I don't expect that I'll be traveling to Hawaii any time soon, so Mount Saint Helens was an important stop for me on this trip. Volcano. Check! I was mighty curious about what it would be like to stand in the dangerous zone of an active-ish volcano. The 1980 eruption was a powerful piece of history that I witnessed via the six-o’clock news, and I always wondered what it must be like to live with that omnipresent danger on a daily basis.
As an East Coast girl, I knew nothing firsthand about earthquakes or volcanoes. The Cascade Range is beautiful and extends from Lassen Peak in California all the way north to Mount Garibaldi in British Columbia. This range is part of the Ring of Fire that circles the Pacific Ocean.
Seven days into the month of June, the mountain was still quite snowy.

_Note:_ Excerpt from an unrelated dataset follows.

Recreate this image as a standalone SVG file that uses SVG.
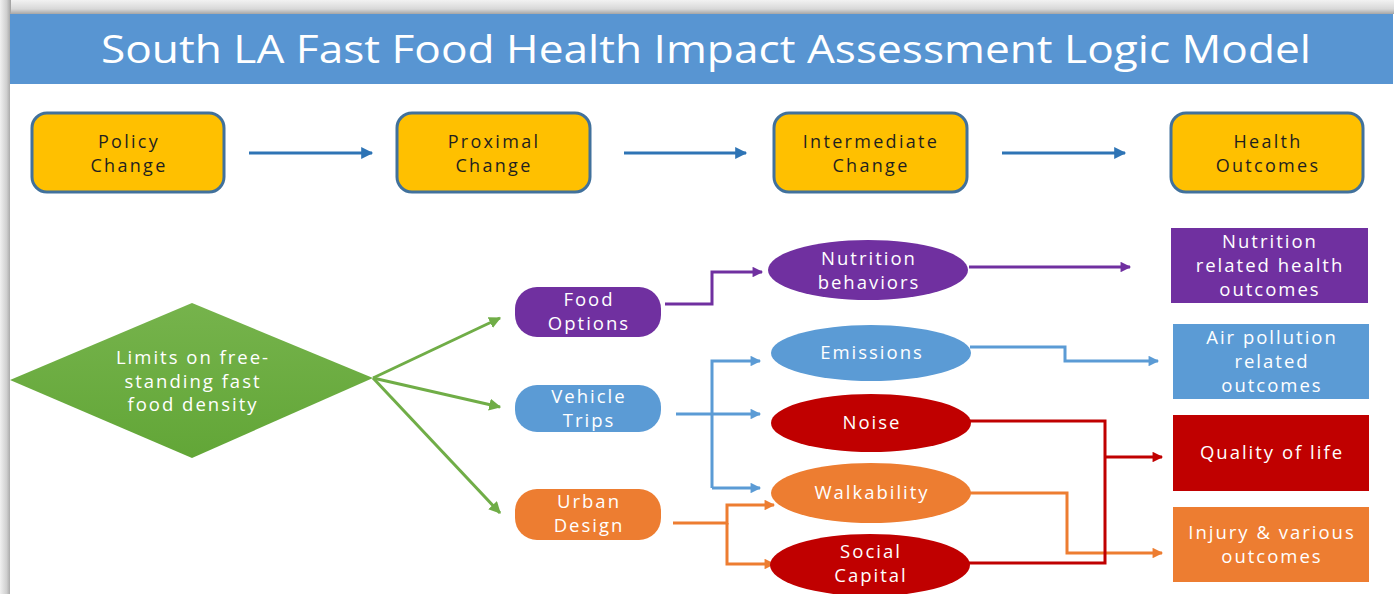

I went to the southern side first, and viewed the volcano from the Lahar side.
Early next morning I drove up the new Sprit Lake Highway, to the Johnston Ridge Observatory, named for the volcanologist who lost his life while monitoring the mountain at a research station located about five miles away, when the north face of the volcano exploded in his direction.
The drive took a while because I pulled off at every viewpoint to take photos. The North fork of the Toutle River still looks like the runoff from a concrete construction site.
I've been out west for a while now, and it only just occurred to me that if an earthquake actually happened while I was sleeping in the rig, it probably wouldn't even wake me up, because that bed is always rocking and rolling with the wind.